For more than 2000 years mathematicians have studied numbers and have shown that all whole numbers can be factorized into products of prime numbers, numbers such as 2, 3, 5, 7 ¡K. which cannot be factorized further. Thus the primes play the role of the elements in the periodic table on display in chemical laboratories. Unlike the elements however the primes never stop. There are infinitely many of them. Nor do they have the simple periodic pattern of the chemical elements, their behaviour is more subtle. For this reason, although prime numbers are discrete quantities, their collective properties are best studied by the continuous methods of analysis, as shown in the 19th century by the great Bernhard Riemann.
The theory of numbers, which is to a large extent the study of the primes, lies at the heart of mathematics. The difficulty of its problems have led mathematicians to devise a whole range of ideas and techniques which have then been taken up and proved fruitful in other areas.
While number theory has been studied purely for its own sake, with no practical applications in view, it now plays a crucial part in modern cryptology, the encoding of information for security purposes, particularly in the financial field. Your bank account is, in a sense, protected by prime numbers.
Another key theme in mathematics is the study of symmetry which was inherent in the work of Euclid and Plato on regular solids, such as the cube or the tetrahedron, but took on a more abstract algebraic form in the early 19th century with the work of Galois on solutions of algebraic equations. These abstract symmetries involving the interchange of symbols (as with the two choices of a square root) can be represented geometrically in space of 2, 3 or more dimensions, giving rise to the theory of representations. Over the past 50 years it has become clear that symmetry, through its representations, is the fundamental principle that explains the physical structure of matter.

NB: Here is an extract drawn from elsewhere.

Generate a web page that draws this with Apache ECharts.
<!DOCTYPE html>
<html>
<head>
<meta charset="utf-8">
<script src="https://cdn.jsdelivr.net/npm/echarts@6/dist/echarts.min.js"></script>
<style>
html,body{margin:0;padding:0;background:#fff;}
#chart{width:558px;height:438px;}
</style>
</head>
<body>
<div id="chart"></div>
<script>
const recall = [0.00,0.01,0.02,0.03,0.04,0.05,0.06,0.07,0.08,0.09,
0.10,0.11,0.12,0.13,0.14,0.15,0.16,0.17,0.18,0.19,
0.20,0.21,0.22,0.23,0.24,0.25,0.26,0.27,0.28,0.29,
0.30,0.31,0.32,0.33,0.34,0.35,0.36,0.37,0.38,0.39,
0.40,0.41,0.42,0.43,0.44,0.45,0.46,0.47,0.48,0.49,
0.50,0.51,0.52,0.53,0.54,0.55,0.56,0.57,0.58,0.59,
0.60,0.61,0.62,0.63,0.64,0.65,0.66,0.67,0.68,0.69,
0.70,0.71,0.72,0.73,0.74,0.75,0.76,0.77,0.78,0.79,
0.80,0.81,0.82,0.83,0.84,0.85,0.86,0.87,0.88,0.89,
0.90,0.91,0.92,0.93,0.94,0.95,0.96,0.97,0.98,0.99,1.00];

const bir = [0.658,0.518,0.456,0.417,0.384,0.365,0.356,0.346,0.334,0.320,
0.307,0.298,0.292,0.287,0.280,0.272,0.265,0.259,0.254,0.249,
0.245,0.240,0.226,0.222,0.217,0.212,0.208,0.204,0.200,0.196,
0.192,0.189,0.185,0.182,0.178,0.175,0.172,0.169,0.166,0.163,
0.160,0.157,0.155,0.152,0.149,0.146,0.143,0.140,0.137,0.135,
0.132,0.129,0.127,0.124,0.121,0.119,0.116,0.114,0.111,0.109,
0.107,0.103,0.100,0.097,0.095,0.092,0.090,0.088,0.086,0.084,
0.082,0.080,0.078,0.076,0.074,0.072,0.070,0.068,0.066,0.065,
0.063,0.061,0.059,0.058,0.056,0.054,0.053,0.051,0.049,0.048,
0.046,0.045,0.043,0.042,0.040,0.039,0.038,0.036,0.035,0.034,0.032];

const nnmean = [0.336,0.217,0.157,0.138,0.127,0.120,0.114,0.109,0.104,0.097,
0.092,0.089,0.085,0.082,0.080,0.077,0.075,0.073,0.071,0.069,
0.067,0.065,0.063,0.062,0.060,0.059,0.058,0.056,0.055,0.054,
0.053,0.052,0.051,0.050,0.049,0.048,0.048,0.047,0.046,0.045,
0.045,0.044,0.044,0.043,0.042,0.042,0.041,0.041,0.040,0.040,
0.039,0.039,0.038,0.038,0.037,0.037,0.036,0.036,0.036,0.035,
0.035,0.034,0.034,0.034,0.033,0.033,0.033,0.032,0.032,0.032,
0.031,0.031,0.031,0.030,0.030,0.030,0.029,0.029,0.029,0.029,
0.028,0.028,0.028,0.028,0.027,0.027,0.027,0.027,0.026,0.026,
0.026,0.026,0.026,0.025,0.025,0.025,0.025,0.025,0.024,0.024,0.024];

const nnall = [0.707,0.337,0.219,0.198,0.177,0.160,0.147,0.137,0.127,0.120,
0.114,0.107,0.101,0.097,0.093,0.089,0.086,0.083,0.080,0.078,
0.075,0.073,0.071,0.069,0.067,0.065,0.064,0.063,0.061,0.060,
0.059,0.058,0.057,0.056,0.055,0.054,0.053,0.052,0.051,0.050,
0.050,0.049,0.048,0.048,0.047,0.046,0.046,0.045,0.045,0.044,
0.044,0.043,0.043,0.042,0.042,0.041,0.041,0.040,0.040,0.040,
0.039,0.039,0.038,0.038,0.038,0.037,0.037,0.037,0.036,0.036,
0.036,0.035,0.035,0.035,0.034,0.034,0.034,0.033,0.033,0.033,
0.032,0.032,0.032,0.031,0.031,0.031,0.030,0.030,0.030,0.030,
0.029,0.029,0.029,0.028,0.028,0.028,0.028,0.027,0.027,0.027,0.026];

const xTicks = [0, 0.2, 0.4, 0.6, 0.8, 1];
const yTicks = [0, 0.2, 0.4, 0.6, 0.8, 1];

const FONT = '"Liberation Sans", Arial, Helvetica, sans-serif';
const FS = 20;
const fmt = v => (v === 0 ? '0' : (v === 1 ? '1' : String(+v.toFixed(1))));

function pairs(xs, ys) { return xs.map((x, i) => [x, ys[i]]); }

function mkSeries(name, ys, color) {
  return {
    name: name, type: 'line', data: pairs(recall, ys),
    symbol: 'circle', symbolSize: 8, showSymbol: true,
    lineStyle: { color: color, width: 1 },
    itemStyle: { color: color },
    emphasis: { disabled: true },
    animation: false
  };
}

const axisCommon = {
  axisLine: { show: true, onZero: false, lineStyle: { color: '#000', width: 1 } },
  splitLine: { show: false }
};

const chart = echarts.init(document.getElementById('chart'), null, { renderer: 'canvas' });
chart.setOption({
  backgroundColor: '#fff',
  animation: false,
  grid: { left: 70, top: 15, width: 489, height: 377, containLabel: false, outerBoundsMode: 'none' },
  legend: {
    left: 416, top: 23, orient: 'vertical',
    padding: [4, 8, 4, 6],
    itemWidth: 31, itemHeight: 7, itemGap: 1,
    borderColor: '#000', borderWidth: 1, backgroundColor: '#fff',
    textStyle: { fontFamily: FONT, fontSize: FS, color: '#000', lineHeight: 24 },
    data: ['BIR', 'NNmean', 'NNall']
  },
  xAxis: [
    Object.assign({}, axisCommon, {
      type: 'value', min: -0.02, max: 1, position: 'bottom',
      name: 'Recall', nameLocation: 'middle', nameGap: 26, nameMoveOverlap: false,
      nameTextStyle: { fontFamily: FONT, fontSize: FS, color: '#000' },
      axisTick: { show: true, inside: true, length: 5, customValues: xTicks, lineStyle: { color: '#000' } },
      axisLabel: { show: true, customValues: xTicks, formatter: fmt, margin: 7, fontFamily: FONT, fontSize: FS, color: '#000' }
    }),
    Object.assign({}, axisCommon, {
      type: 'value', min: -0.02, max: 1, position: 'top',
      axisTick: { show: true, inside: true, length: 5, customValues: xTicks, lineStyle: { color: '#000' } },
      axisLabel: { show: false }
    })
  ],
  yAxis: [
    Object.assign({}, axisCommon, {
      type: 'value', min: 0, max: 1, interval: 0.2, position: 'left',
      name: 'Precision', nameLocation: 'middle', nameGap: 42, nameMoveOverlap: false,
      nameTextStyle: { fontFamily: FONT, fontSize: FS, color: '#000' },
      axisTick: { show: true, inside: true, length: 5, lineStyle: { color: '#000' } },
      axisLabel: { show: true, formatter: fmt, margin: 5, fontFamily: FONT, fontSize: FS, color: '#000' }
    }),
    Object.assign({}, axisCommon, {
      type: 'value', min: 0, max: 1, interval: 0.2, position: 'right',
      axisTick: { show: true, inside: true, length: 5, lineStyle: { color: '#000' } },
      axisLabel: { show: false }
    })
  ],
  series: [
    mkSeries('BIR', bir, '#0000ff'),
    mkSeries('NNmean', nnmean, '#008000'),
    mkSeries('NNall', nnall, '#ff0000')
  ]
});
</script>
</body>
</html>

Robert Langlands, a Canadian from British Columbia, currently at the Institute for Advanced Study in Princeton, has over the past 40 years developed a grand scheme which relates prime numbers to symmetry, based on the theory of representations. This Langlands programme subsumes the great work in number theory of past giants such as Gauss, Riemann and Hilbert, and provides a unifying vision of large parts of mathematics. It lays out a direction of work for mathematicians for many years to come.
Richard Taylor, originally from Cambridge, England, and now at Harvard University is a leading figure of the younger generation who has shown how to carry forward significant parts of the Langlands programme, using a whole variety of methods. He was a junior partner in the celebrated solution by Andrew Wiles of Fermat's Last Theorem (recognized in the Shaw Prize of 2005), and he has collaborated with many colleagues to obtain important new results in number theory. Among these is his extraordinary work on the famous 40-year old Sato-Tate conjecture.
The work of Robert Langlands and Richard Taylor demonstrates the profundity and rigour of modern number theory. Together they amply deserve the honour of the Shaw Prize.